Мишатка в семье младший.

— Младшенький, — называет его старуха.

Мишатке четыре года. Любит тетка Марья своих бесчисленных внуков. Все для нее равны. Для всех одинаково: и ласка, и миска. И все же Мишатка — это Мишатка. Последний он — младшенький.

И вдруг заболел Мишатка.

Старуха места себе не находит. Тринадцатый он по счету — дурное для многих число. И старуха в «тринадцать» верит.

Тетка Марья поклоны земные била. Свечки ставила богу-спасителю. Священнику местному кур носила. И все молилась, молилась, молилась.

— Если помощь придет, так только она от неба.

Дело было как раз весной, в распутицу. Еще до того, как построили местную трассу.

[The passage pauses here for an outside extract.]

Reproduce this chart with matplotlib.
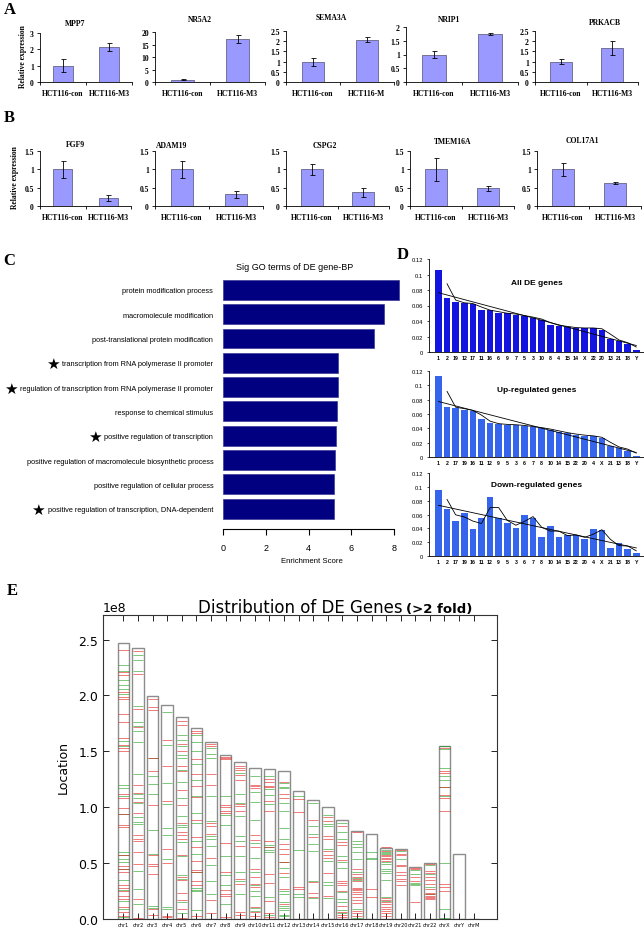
import numpy as np
import matplotlib
matplotlib.use('Agg')
import matplotlib.pyplot as plt

W, H = 644, 929

# ---------------- data ----------------
groups = ['HCT116-con', 'HCT116-M3']

up_genes = ['MPP7', 'NR5A2', 'SEMA3A', 'NRIP1', 'PRKACB']
up_con = [1.0, 1.0, 1.0, 1.0, 1.0]
up_m3 = [2.15, 17.3, 2.07, 1.76, 1.68]
up_con_err = [0.38, 0.2, 0.2, 0.12, 0.12]
up_m3_err = [0.23, 1.65, 0.12, 0.04, 0.35]
up_ymax = [3, 20, 2.5, 2, 2.5]
up_ystep = [1, 5, 0.5, 0.5, 0.5]

down_genes = ['FGF9', 'ADAM19', 'CSPG2', 'TMEM16A', 'COL17A1']
down_con = [1.0, 1.0, 1.0, 1.0, 1.0]
down_m3 = [0.22, 0.32, 0.37, 0.48, 0.63]
down_con_err = [0.23, 0.24, 0.15, 0.31, 0.18]
down_m3_err = [0.09, 0.1, 0.13, 0.07, 0.03]

go_terms = ['protein modification process',
            'macromolecule modification',
            'post-translational protein modification',
            'transcription from RNA polymerase II promoter',
            'regulation of transcription from RNA polymerase II promoter',
            'response to chemical stimulus',
            'positive regulation of transcription',
            'positive regulation of macromolecule biosynthetic process',
            'positive regulation of cellular process',
            'positive regulation of transcription, DNA-dependent']
go_score = [8.24, 7.5, 7.05, 5.38, 5.37, 5.33, 5.3, 5.22, 5.19, 5.18]
go_star = [0, 0, 0, 1, 1, 0, 1, 0, 0, 1]

all_chr = ['1', '2', '19', '12', '17', '11', '16', '6', '9', '7', '5', '3',
           '10', '8', '4', '15', '14', 'X', '22', '20', '13', '21', '18', 'Y']
all_frac = [0.106, 0.070, 0.064, 0.063, 0.062, 0.054, 0.054, 0.050, 0.050,
            0.048, 0.046, 0.044, 0.041, 0.035, 0.034, 0.032, 0.031, 0.031,
            0.031, 0.029, 0.017, 0.014, 0.010, 0.003]
updown_chr = ['1', '2', '17', '19', '16', '11', '12', '9', '5', '3', '6', '7',
              '8', '10', '14', '15', '22', '20', '4', 'X', '21', '13', '18', 'Y']
up_frac = [0.113, 0.070, 0.069, 0.066, 0.064, 0.053, 0.047, 0.046, 0.045,
           0.045, 0.043, 0.042, 0.040, 0.038, 0.035, 0.033, 0.031, 0.030,
           0.029, 0.026, 0.015, 0.013, 0.009, 0.002]
down_frac = [0.0955, 0.068, 0.051, 0.062, 0.039, 0.055, 0.085, 0.055, 0.048,
             0.041, 0.059, 0.055, 0.028, 0.044, 0.028, 0.031, 0.030, 0.024,
             0.039, 0.037, 0.011, 0.019, 0.010, 0.005]

chroms = ['chr%d' % i for i in range(1, 23)] + ['chrX', 'chrY', 'chrM']
chr_len_mb = [247.2, 242.9, 199.5, 191.3, 180.9, 170.9, 158.8, 146.3, 140.3,
              135.4, 134.5, 132.3, 114.1, 106.4, 100.3, 88.8, 78.8, 76.1,
              63.8, 62.4, 46.9, 49.7, 154.9, 57.8, 0.02]
# gene positions (Mb) drawn as red / green ticks on each chromosome
red_mb = [
    [241, 221, 218, 203, 199, 197, 183, 176, 162, 156, 153, 150, 112, 108, 99, 94, 84, 82, 57, 47, 45, 42, 30, 28, 25, 21, 18, 11, 6, 3],
    [240, 219, 188, 172, 120, 113, 105, 95, 75, 72, 70, 60, 49, 18, 1],
    [197, 190, 187, 144, 132, 102, 57, 49, 47, 40, 9, 4],
    [160, 137, 106, 63, 50, 3, 2],
    [177, 174, 157, 150, 137, 132, 115, 102, 86, 78, 75, 72, 57, 38, 35, 23, 17, 9, 1],
    [168, 166, 143, 130, 119, 109, 89, 73, 64, 52, 44, 42, 34, 30, 3],
    [157, 155, 130, 120, 86, 83, 76, 55, 17, 5],
    [145, 144, 143, 102, 100, 97, 95, 68, 42, 26, 22, 21, 2],
    [137, 135, 133, 129, 124, 103, 101, 97, 65, 36, 31, 6, 4],
    [120, 119, 117, 75, 71, 64, 45, 38, 31, 29, 11, 6, 3],
    [125, 123, 119, 118, 106, 97, 70, 64, 40, 32, 16, 5, 2],
    [123, 112, 108, 67, 63, 58, 51, 41, 27, 13],
    [107, 96, 29, 27],
    [89, 73, 33, 23, 20],
    [91, 88, 74, 72, 61, 57, 55, 41, 21],
    [83, 69, 66, 53, 34, 32, 30, 25, 12, 6, 4, 2],
    [78, 45, 40, 38, 36, 34, 28, 27, 26, 24, 22, 20, 17, 14, 7, 5, 3],
    [27, 20],
    [64, 61, 57, 56, 55, 54, 52, 19, 17, 15, 13, 11, 9, 7, 5, 3],
    [62, 58, 57, 48, 47, 42, 39, 36, 34, 30],
    [46, 45, 38, 34, 15],
    [49, 43, 41, 38, 35, 31, 27, 23, 22, 21, 20, 19, 18],
    [153, 132, 131, 118, 111, 108, 97, 31, 29, 25],
    [], []]
green_mb = [
    [227, 222, 214, 209, 206, 201, 159, 155, 120, 117, 110, 94, 60, 57, 54, 51, 45, 35, 26, 16, 9, 2],
    [236, 232, 222, 191, 176, 173, 168, 158, 130, 112, 108, 104, 91, 87, 85, 43, 27, 13],
    [144, 128, 121, 112, 80, 58, 12, 10],
    [185, 156, 122, 103, 81, 75, 54, 11, 9],
    [165, 160, 155, 147, 144, 133, 123, 108, 92, 84, 82, 69, 56, 39, 36, 15, 5],
    [165, 158, 150, 139, 124, 110, 95, 86, 70, 58, 42, 28, 26, 25, 8],
    [153, 148, 144, 110, 88, 74, 72, 65, 48, 34, 22],
    [110, 93, 84, 56, 39, 30, 13],
    [131, 112, 104, 92, 74, 70, 56, 42, 34, 22],
    [128, 114, 105, 89, 68, 55, 42, 30, 25, 21, 10, 7],
    [128, 116, 111, 103, 66, 64, 62, 60, 20, 4],
    [122, 118, 117, 104, 97, 81, 72, 51, 46, 38, 25, 22, 15, 12, 10, 8, 4, 3],
    [110, 62, 22, 20],
    [104, 83, 76, 67, 61, 34, 19],
    [93, 85, 83, 63, 52, 33, 30, 19],
    [86, 78, 72, 56, 51, 46, 24, 18, 15, 8, 5],
    [70, 67, 64, 60, 54, 42, 37, 35, 9, 1],
    [60, 55, 54],
    [62, 60, 59, 58, 51, 49, 45, 43, 41, 35, 20, 16],
    [61, 54],
    [44, 40, 32, 31, 30],
    [48, 40, 29, 22],
    [155, 152, 135, 128, 124, 118, 110, 50, 9, 1],
    [], []]

# ---------------- fonts ----------------
SERIF = 'Liberation Serif'
SANS = 'Liberation Sans'
plt.rcParams['font.family'] = ['DejaVu Sans']


def box(l, t, r, b):
    return [l / W, 1 - b / H, (r - l) / W, (b - t) / H]


def ftext(x, y, s, **kw):
    return fig.text(x / W, 1 - y / H, s, **kw)


fig = plt.figure(figsize=(W / 100, H / 100), dpi=100)

# ---------------- panels A and B ----------------
serif_b = dict(family=SERIF, fontweight='bold', fontsize=5.5)


def expr_chart(rect, con, m3, con_e, m3_e, ymax, ystep, xlabels):
    ax = fig.add_axes(box(*rect))
    x = np.array([0.5, 1.5])
    ax.bar(x, [con, m3], width=0.42, color='#9999ff', edgecolor='#505070',
           linewidth=0.5, yerr=[con_e, m3_e],
           error_kw=dict(ecolor='black', elinewidth=0.6, capsize=1.8, capthick=0.6))
    ax.set_xlim(0, 2)
    ax.set_ylim(0, ymax)
    ticks = np.arange(0, ymax + ystep / 2, ystep)
    ax.set_yticks(ticks)
    ax.set_yticklabels(['%g' % t for t in ticks], **serif_b)
    ax.set_xticks(x)
    ax.set_xticklabels(xlabels, **serif_b)
    ax.set_xticks([0, 1, 2], minor=True)
    ax.tick_params(axis='x', which='major', length=0, pad=5)
    ax.tick_params(axis='x', which='minor', length=2.5, width=0.6)
    ax.tick_params(axis='y', length=2.5, width=0.6, pad=2)
    for s in ['top', 'right']:
        ax.spines[s].set_visible(False)
    for s in ['left', 'bottom']:
        ax.spines[s].set_linewidth(0.6)
    return ax


a_lefts = [40, 155, 286, 406, 535]
a_rights = [132, 265, 394, 518, 638]
a_tops = [34, 33, 32, 28, 32]
a_title_x = [75, 200, 331, 449, 605]
a_title_y = [24, 20, 18, 20, 23]
for i in range(5):
    labs = list(groups)
    if up_genes[i] == 'SEMA3A':
        labs = ['HCT116-con', 'HCT116-M']
    expr_chart((a_lefts[i], a_tops[i], a_rights[i], 83), up_con[i], up_m3[i],
               up_con_err[i], up_m3_err[i], up_ymax[i], up_ystep[i], labs)
    ftext(a_title_x[i], a_title_y[i], up_genes[i], ha='center', va='center', **serif_b)

b_lefts = [40, 155, 286, 410, 537]
b_rights = [131, 263, 389, 514, 641]
b_title_x = [75, 172, 325, 453, 582]
b_title_y = [145, 146, 146, 142, 141]
for i in range(5):
    expr_chart((b_lefts[i], 152, b_rights[i], 207), down_con[i], down_m3[i],
               down_con_err[i], down_m3_err[i], 1.5, 0.5, groups)
    ftext(b_title_x[i], b_title_y[i], down_genes[i], ha='center', va='center', **serif_b)

ftext(23, 57, 'Relative expression', rotation=90, ha='center', va='center', **serif_b)
ftext(15, 178, 'Relative expression', rotation=90, ha='center', va='center', **serif_b)

panel = dict(family=SERIF, fontweight='bold', fontsize=12, ha='center', va='center')
ftext(10, 10, 'A', **panel)
ftext(9, 118, 'B', **panel)
ftext(9, 261, 'C', **panel)
ftext(403, 255, 'D', **panel)
ftext(12, 591, 'E', **panel)

# ---------------- panel C ----------------
axc = fig.add_axes(box(223, 280, 223 + 8.3 * 21.4, 530))
yc = np.arange(len(go_terms))
axc.barh(yc, go_score, height=0.82, color='#000080', edgecolor='#3a3a9a', linewidth=0.5)
axc.set_xlim(0, 8.3)
axc.set_ylim(9.84, -0.45)
axc.set_yticks(yc)
axc.set_yticklabels(go_terms, fontsize=5.3, family=SANS)
axc.tick_params(axis='y', length=0, pad=7)
axc.set_xticks([0, 2, 4, 6, 8])
axc.set_xticklabels(['0', '2', '4', '6', '8'], fontsize=6.5, family=SANS)
axc.tick_params(axis='x', length=4, width=0.8, pad=6)
for s in ['top', 'right', 'left']:
    axc.spines[s].set_visible(False)
axc.spines['bottom'].set_bounds(0, 8)
axc.spines['bottom'].set_linewidth(0.8)
axc.set_xlabel('Enrichment Score', fontsize=5.6, labelpad=4, family=SANS)
ftext(295, 268, 'Sig GO terms of DE gene-BP', ha='center', va='center',
      family=SANS, fontsize=6.5)

# ---------------- panel D ----------------


def dist_chart(rect, cats, vals, color, title, ty):
    ax = fig.add_axes(box(*rect))
    vals = np.array(vals)
    x = np.arange(len(vals))
    ax.bar(x, vals, width=0.78, color=color, edgecolor='none')
    ax.plot(x[1:], (vals[1:] + vals[:-1]) / 2, color='black', lw=0.6)
    p = np.polyfit(x, vals, 1)
    ax.plot(x, np.polyval(p, x), color='black', lw=0.6)
    ax.set_xlim(-1.1, 23.9)
    ax.set_ylim(0, 0.12)
    yt = [0, 0.02, 0.04, 0.06, 0.08, 0.1, 0.12]
    ax.set_yticks(yt)
    ax.set_yticklabels(['%g' % v for v in yt], family=SANS, fontsize=4.2)
    ax.set_xticks(x)
    ax.set_xticklabels(cats, family=SANS, fontsize=3.8, fontweight='bold')
    ax.tick_params(axis='x', length=0, pad=2.5)
    ax.tick_params(axis='y', length=1.5, width=0.5, pad=3)
    for s in ['top', 'right']:
        ax.spines[s].set_visible(False)
    for s in ['left', 'bottom']:
        ax.spines[s].set_linewidth(0.6)
    ax.text(0.5, ty, title, transform=ax.transAxes, ha='center', va='center',
            family=SANS, fontweight='bold', fontsize=6)
    return ax


dist_chart((429, 260, 644, 353), all_chr, all_frac, '#1414e0', 'All DE genes', 0.75)
dist_chart((429, 372, 644, 458), updown_chr, up_frac, '#3565ec', 'Up-regulated genes', 0.78)
dist_chart((429, 474, 644, 557), updown_chr, down_frac, '#3565ec', 'Down-regulated genes', 0.86)

# ---------------- panel E ----------------
axe = fig.add_axes(box(103, 616, 497, 920))
xs = np.arange(len(chroms)) + 1.0
axe.bar(xs, np.array(chr_len_mb) * 1e6, width=0.8, align='edge', color='white',
        edgecolor='#8c8c8c', linewidth=1.0, zorder=1)
for i in range(len(chroms)):
    if green_mb[i]:
        axe.hlines(np.array(green_mb[i]) * 1e6, xs[i] + 0.05, xs[i] + 0.75,
                   colors='#119911', alpha=0.55, lw=0.7, zorder=2)
    if red_mb[i]:
        axe.hlines(np.array(red_mb[i]) * 1e6, xs[i] + 0.05, xs[i] + 0.75,
                   colors='#e01010', alpha=0.55, lw=0.7, zorder=2)
axe.set_xlim(0, 27)
axe.set_ylim(0, 2.72e8)
axe.set_xticks(xs + 0.4)
axe.set_xticklabels(chroms, fontsize=3.6)
axe.set_yticks(np.arange(0, 2.51e8, 0.5e8))
axe.tick_params(direction='in', top=True, right=True, length=4, width=0.6)
axe.tick_params(axis='x', pad=2)
axe.tick_params(axis='y', labelsize=9)
axe.yaxis.get_offset_text().set_fontsize(9)
for s in axe.spines.values():
    s.set_linewidth(0.8)
    s.set_color('#333333')
axe.set_ylabel('Location', fontsize=9, labelpad=6)

t1 = ftext(300, 613, 'Distribution of DE Genes', ha='center', va='baseline', fontsize=12)

# stars and title tail need text extents
fig.canvas.draw()
rend = fig.canvas.get_renderer()
for lab, st in zip(axc.get_yticklabels(), go_star):
    if st:
        bb = lab.get_window_extent(rend)
        fig.text((bb.x0 - 3) / W, (bb.y0 + bb.y1) / 2 / H, '\u2605', ha='right',
                 va='center', fontsize=11, family='DejaVu Sans')
bb = t1.get_window_extent(rend)
fig.text((bb.x1 + 4) / W, 1 - 613 / H, '(>2 fold)', ha='left', va='baseline',
         fontsize=9.5, fontweight='bold')

fig.savefig('out.png', dpi=100)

Посылал Савельев машину в район за врачом. Застряла в пути машина. Снарядили трактор-тягач. Захлебнулся в месиве жидком трактор. Кони, как их кнутами ни били, через лог не хотели идти. Ни приехать из района сюда врачу, ни Мишатку отправить в район, в больницу.

Увядает совсем Мишатка.

Старуха, ну право, ума лишилась. То председателю бухнется в ноги:

— Степан Петрович, спаси!

То в церковь опять несется. Лбом ударяет в пол и руки тянет к всевышнему, к небу.

Помощь и вправду пришла оттуда.

Появился над Березками вертолет. Спустился по лесенке доктор. Выходил доктор Мишатку. Мишатка опять здоров.

Все знали, что Савельев куда-то звонил, говорил на высоких нотах и вертолета того добился. Старуха опять к председателю. Мишатку с собой ведет.